To-go cutlery sets, perfect for picnics and/or take-out, will be Hinda Bodinger’s go-to gift this season; her FB page, Plastic-Free 413, is a treasure trove for like-minded individuals looking to make small changes in hopes of eliciting a big impact. Image courtesy Plastic Free 413

Bodinger’s go-to gift this holiday season is a utensil set — which, in addition to a knife, fork and spoon, contains chopsticks, two reusable straws and a cleaning tool. It comes in a canvas bag, and she chose to “wrap” each gift in a cotton tea towel — eradicating the need for further superfluous disposables. The sets are perfect for a picnic in your car and come in handy if you rely on take-out or the drive through. Bodinger likes to think of her gifts as both raising awareness and educating others, especially “if you do it in a fun, friendly way,” she emphasized. She also shared a cool fact: “Historically, it used to be a status symbol to bring your own silverware with you,” she said, especially in a time when people were worried about the spread of germs. It’s one of the many things she has learned from the book “Zero Waste: Simple Life Hacks to Drastically Reduce Your Trash” by Shia Su.

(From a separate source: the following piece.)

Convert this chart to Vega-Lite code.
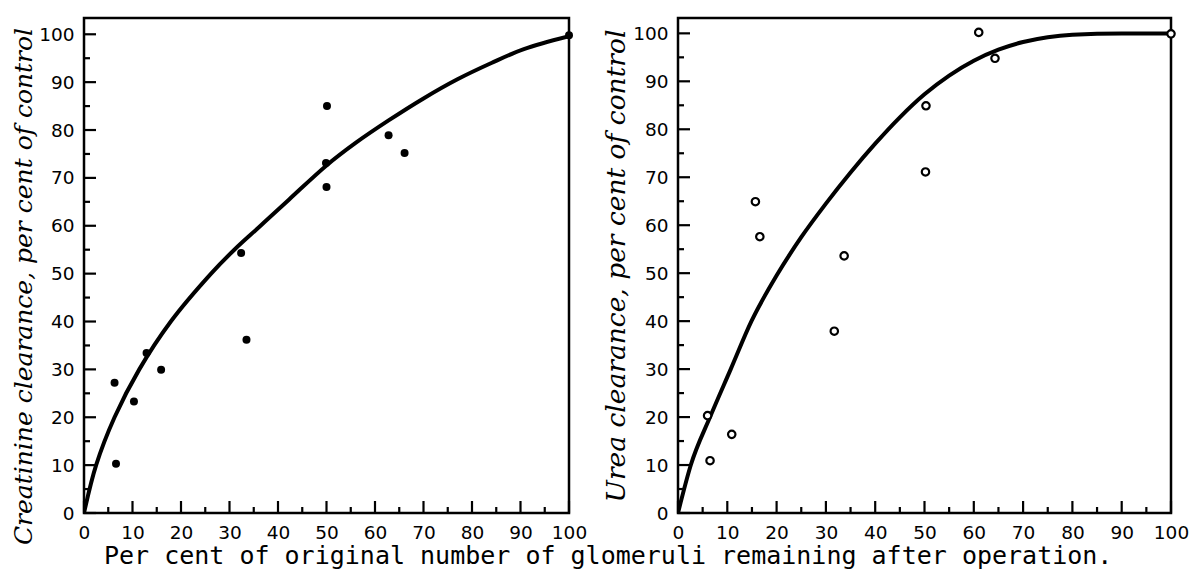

Susan Bachelder is gifting reusable straws this season. She found a matching set of four metal straws and a cleaner by Orrefors — a well-known Swedish glass company — for $20 a set. “I bought about a dozen [sets as] gifts for family and friends,” the Egremont resident shared. “They look great, and have a certain ECO-CHIC [quality about them].” Not to mention that Bachelder’s choice will keep plastic straws out of the ocean.

Elle Mentary prefers to turn trash into treasure. “We have a secret goldmine in Pittsfield,” she said of the Habitat for Humanity ReStore. There, she found a few nice pieces of wood from which she is making two Eames-inspired [designers Charles and Ray] plant stands; five cheese boards; and a teardrop-shaped hanging shelf. “Using a little creative thought and a bit of elbow grease, I have produced personalized gifts for a fraction of the holiday bill I usually [face] come January,” she said, adding that the money spent at Re-Store goes to a worthy cause.

As for me, I’m seriously considering resuscitating the coupon books of my youth. I’d rather spend time with people than money on things, and who knows? Perhaps the idea will catch on. At the very least, I’ve decided not to purchase wrapping paper this year. I might use the Sunday comics to wrap the stocking stuffers, or perhaps my kids and I will make our own out of brown paper bags and rubber stamps. Regardless, it’s a step in the right direction. “[Each change] becomes an opportunity to teach others without proselytizing,” Bodinger said.  “And then it becomes a habit.”